Dreaming the Dream - Reason in Madness

“It’s my dream! I don’t like belonging
to another person’s dream,” said Alice.

Looking Glass HouseDreams are rooted in the experiences of the real waking world. Steve Nallon’s Adventures in Wonderland, like all dreams, is made up of incongruous images and impossible transitions yet these are all still created from the world around us. There are always striking connections between the real world and the world of dreams.

Occasionally, the show points up some of the ordinary origins of even the strangest elements of the Lewis Carroll’s original. Often seen as one of the oddest episodes is the forcing of the sleepy dormouse into a teapot. However, Carroll may just have been making a jokey reference to the tradition of children putting small pets in large teapots over winter for hibernation. Sometimes, as Freud observed, a cigar is just a good smoke.

The dream world of Carroll/Alice also has certain parallels with the Nallon version of Wonderland. Just as the Dodo in Alice’s dream has its origins with the real life personality of Lewis Carroll so too does the Dodo character in Steve Nallon’s show. His ‘Dodo’ is Kenneth Williams playing ‘Lewis Carroll’ and moaning about ‘this terrible modern adaptation’ that he finds himself in!
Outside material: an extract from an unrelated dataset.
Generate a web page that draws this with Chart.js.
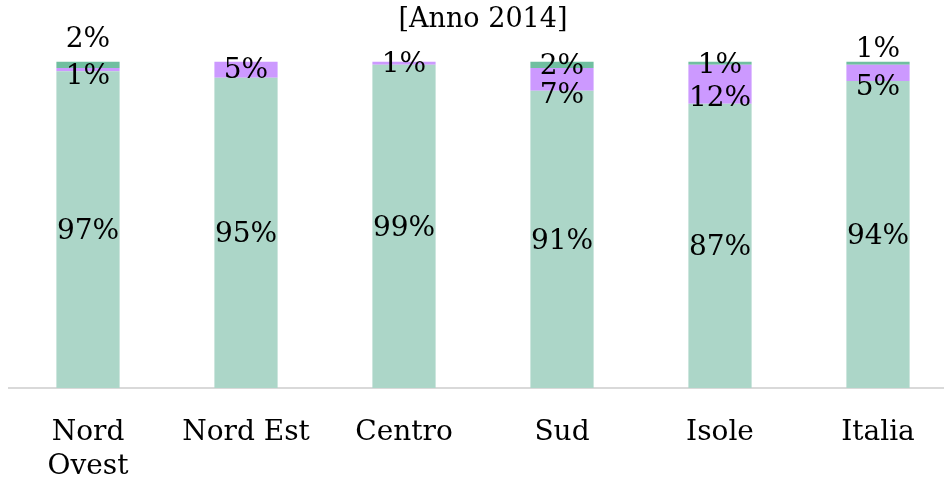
<!DOCTYPE html>
<html>
<head>
<meta charset="utf-8">
<script src="https://cdn.jsdelivr.net/npm/chart.js@4/dist/chart.umd.min.js"></script>
<style>
  html, body { margin: 0; padding: 0; background: #fff; overflow: hidden; }
  #wrap { width: 960px; height: 484px; }
</style>
</head>
<body>
<div id="wrap"><canvas id="grafico"></canvas></div>
<script>
// ---- Dati (percentuali per ripartizione) ----
const ripartizioni = [['Nord', 'Ovest'], 'Nord Est', 'Centro', 'Sud', 'Isole', 'Italia'];
const quotaVerde   = [97, 95, 99, 91, 87, 94];
const quotaViola   = [1, 5, 1, 7, 12, 5];
const quotaScura   = [2, 0, 0, 2, 1, 1];
const titolo       = '[Anno 2014]';

const FONT = '"DejaVu Serif", serif';

// spostamento verticale delle etichette (px), come le sposta il foglio originale
const spostamenti = [
    [2, 2, 2, 2, 2, 2],
    [7, 1, 2, 16, 14, 15],
    [-25, 0, 2, 2, 3, -13]
];

const etichettePlugin = {
    id: 'etichette',
    afterDatasetsDraw(chart) {
        const ctx = chart.ctx;
        ctx.save();
        ctx.font = '28px ' + FONT;
        ctx.fillStyle = '#000';
        ctx.textAlign = 'center';
        ctx.textBaseline = 'middle';
        chart.data.datasets.forEach((ds, di) => {
            const meta = chart.getDatasetMeta(di);
            meta.data.forEach((bar, i) => {
                const v = ds.data[i];
                if (!v) return;
                const y = (bar.y + bar.base) / 2 + spostamenti[di][i];
                ctx.fillText(v + '%', bar.x, y);
            });
        });
        ctx.restore();
    }
};

new Chart(document.getElementById('grafico'), {
    type: 'bar',
    data: {
        labels: ripartizioni,
        datasets: [
            { data: quotaVerde, backgroundColor: '#acd6c8' },
            { data: quotaViola, backgroundColor: '#cc99ff' },
            { data: quotaScura, backgroundColor: '#70bfa0' }
        ]
    },
    options: {
        responsive: true,
        maintainAspectRatio: false,
        animation: false,
        datasets: { bar: { barPercentage: 0.4, categoryPercentage: 1 } },
        layout: { padding: { left: 9, right: 3, top: 4, bottom: 0 } },
        plugins: {
            legend: { display: false },
            tooltip: { enabled: false },
            title: {
                display: true,
                text: titolo,
                color: '#000',
                font: { family: FONT, size: 27, weight: 'normal' },
                padding: { top: 0, bottom: 25 }
            }
        },
        scales: {
            x: {
                stacked: true,
                grid: { display: false },
                border: { display: true, color: '#d9d9d9', width: 2 },
                ticks: {
                    color: '#000',
                    font: { family: FONT, size: 28 },
                    padding: 20,
                    maxRotation: 0
                },
                afterFit(scale) { scale.height = 96; }
            },
            y: {
                stacked: true,
                display: false,
                min: 0,
                max: 100
            }
        }
    },
    plugins: [etichettePlugin]
});
</script>
</body>
</html>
Lewis Carroll’s reworking of ‘real world’ into ‘dream world’ goes beyond just playing with the everyday or domestic images that Alice might have encountered. In his Wonderland story there is a perverse logicality to all the nonsense. Wonderland is a topsy-turvy world of up-side down thought where little girls who eat eggs are told by pigeons that they are serpents. In a law court the sentence comes before the verdict. At one level these ideas are just silly but in our modern world that loves categorizing people into ‘pigeon-holes’ and that has a justice system where incarceration comes even before one has even set foot in a court, one is aware of a certain contemporary significance to this reason in the madness.